Painter was dominant on three minor-league levels last year, his first full season. He reached double-A Reading and earned MLB Pipeline’s Pitching Prospect of the Year. He struck out 13.5 batters per nine innings in 2022.
Thanks to his size, stuff, command, and four-pitch mix, he is regarded as a future major-league star.
That process may even start this season.
9. Kyle Schwarber benefits greatly from the no-shift rule and having Turner get on base in front of him.
Schwarber batted just .218 in 2022 and had numerous would-be hits taken away by the shift. With the shift gone, his average should increase.
That will also help raise his RBI total. So will this: Schwarber will probably bat No. 2 most of the time, not leadoff like last season.

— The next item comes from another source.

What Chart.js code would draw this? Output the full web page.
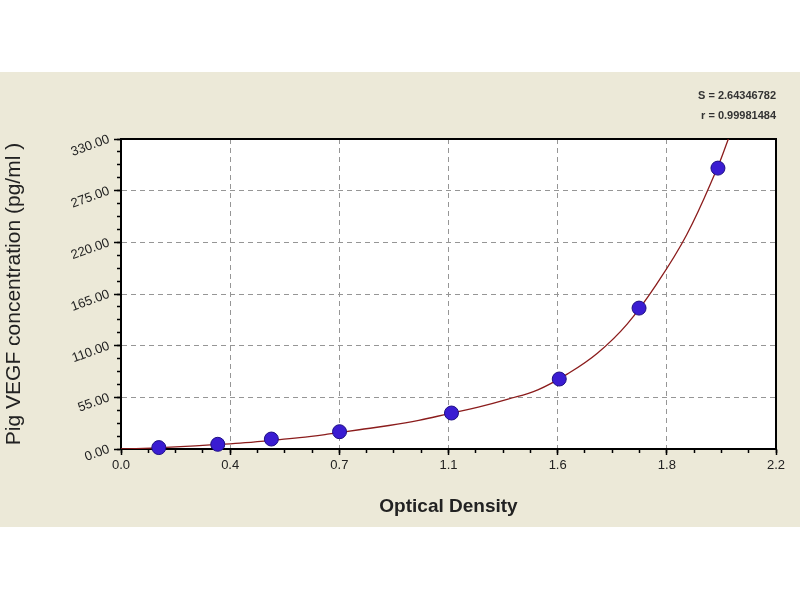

Hence, more of his would-be solo homers will be two-run shots with Turner batting ahead of him.
Schwarber slammed a league-leading 46 homers last year, including 31 solo shots, and had 94 RBIs. Turner has a .355 career on-base percentage, and that should enable Schwarber to knock in more runs.
In spring training, Thomson was leaning toward batting Turner leadoff and Schwarber No. 2.

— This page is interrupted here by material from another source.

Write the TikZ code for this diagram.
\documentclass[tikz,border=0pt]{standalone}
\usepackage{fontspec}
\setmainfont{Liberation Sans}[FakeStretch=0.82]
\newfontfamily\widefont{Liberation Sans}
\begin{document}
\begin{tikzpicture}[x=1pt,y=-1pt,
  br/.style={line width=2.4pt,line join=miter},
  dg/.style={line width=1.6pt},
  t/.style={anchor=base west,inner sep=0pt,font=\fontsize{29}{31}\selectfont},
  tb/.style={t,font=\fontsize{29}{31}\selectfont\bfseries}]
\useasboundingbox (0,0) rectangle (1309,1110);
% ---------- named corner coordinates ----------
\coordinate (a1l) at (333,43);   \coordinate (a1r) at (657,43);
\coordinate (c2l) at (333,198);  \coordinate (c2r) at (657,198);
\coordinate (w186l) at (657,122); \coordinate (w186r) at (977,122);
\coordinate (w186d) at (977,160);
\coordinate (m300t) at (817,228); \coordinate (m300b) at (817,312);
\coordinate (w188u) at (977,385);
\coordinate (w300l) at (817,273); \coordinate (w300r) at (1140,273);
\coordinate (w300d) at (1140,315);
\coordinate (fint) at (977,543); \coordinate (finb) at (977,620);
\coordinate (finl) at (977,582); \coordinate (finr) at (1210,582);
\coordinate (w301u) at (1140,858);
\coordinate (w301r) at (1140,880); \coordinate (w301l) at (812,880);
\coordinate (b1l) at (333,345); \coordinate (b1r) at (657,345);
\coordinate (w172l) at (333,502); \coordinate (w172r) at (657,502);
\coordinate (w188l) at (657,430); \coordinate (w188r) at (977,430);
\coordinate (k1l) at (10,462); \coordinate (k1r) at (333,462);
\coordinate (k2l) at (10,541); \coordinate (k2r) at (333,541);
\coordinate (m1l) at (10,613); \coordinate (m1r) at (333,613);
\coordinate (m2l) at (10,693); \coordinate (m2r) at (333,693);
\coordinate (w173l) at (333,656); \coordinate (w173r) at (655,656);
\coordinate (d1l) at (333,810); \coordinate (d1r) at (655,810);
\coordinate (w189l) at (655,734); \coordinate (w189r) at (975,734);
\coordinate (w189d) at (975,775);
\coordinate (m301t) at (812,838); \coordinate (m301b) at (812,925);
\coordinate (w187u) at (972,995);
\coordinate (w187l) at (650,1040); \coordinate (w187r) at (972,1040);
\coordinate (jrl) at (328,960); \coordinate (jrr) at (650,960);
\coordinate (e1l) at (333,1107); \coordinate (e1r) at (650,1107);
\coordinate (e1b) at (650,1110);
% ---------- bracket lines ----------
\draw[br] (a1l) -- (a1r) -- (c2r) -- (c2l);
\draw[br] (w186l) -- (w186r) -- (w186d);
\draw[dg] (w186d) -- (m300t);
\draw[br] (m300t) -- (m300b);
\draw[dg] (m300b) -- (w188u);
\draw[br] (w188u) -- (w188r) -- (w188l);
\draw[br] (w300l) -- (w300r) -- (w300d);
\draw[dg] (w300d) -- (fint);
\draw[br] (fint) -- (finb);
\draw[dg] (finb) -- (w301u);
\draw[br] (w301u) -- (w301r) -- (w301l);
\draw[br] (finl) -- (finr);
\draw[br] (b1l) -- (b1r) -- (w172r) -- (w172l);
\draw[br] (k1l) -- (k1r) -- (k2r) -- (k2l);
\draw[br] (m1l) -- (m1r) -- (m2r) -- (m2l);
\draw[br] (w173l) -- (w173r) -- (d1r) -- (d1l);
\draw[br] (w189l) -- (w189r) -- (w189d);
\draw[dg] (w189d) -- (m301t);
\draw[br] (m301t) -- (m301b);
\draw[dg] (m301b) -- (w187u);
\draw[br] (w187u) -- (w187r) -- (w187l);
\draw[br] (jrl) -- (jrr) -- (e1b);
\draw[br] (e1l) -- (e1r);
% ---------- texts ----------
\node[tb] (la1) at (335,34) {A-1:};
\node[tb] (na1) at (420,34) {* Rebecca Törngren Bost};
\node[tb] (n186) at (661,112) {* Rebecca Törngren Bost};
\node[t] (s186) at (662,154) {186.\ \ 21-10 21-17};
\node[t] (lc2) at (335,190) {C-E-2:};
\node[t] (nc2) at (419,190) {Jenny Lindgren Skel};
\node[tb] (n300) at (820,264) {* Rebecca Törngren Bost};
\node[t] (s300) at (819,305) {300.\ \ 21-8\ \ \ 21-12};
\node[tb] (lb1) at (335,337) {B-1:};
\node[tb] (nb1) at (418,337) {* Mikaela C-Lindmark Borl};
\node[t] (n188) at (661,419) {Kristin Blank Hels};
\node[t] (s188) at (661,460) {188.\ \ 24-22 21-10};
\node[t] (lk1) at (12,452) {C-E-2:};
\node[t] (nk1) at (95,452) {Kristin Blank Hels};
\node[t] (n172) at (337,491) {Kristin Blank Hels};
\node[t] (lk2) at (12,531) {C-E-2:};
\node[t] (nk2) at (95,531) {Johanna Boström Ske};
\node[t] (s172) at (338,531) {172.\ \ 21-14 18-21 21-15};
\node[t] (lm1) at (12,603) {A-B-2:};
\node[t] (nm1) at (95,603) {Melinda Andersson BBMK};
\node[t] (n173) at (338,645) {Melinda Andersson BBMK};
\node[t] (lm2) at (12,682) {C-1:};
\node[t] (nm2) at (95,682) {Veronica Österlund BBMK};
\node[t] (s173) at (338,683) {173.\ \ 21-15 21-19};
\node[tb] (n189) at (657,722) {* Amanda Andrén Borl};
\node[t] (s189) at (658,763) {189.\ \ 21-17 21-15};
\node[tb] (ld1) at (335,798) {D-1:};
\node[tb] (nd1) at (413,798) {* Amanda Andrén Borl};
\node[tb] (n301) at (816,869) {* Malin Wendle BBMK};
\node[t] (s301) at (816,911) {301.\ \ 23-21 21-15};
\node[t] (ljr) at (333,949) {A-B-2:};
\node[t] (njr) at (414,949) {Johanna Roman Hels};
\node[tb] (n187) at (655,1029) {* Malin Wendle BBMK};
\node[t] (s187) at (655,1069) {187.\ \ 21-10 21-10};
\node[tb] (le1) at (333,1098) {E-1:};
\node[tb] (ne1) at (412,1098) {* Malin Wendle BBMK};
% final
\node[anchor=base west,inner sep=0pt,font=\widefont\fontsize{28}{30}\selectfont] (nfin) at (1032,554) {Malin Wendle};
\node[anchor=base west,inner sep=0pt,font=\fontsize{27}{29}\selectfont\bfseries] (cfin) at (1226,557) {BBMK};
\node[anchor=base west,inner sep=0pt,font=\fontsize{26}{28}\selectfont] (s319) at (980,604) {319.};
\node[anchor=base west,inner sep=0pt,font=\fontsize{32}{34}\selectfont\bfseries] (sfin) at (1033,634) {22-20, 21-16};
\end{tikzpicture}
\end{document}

10. The up-the-middle defense – catcher Realmuto, middle-infielders Turner and Stott, and centerfielder Brandon Marsh- is improved.
Having Marsh for a full season will help the defense. Ditto having Turner and Stott as the middle infielders. Both are very athletic, and that is extra important this season because of the no-shift rule.
As for Realmuto, he remains the league’s best defensive catcher.
When the Phils were in their heyday from 2007-11, they were solid up the middle on defense. (See Shane Victorino/Aaron Rowand, Jimmy Rollins, Chase Utley and Carlos Ruiz.) The same is true with today’s team.
On the flip side, the Phils have questions about their corner infield defense, which consists of third baseman Bohm and probable first baseman Hall. Bohm, however, made great defensive strides in the second half of last year. The corner outfield defense is also a question, though right fielder Castellanos made some remarkable plays in the postseason.
The 2023 Phillies aren’t perfect, but off-season additions should help them overcome their deficiencies.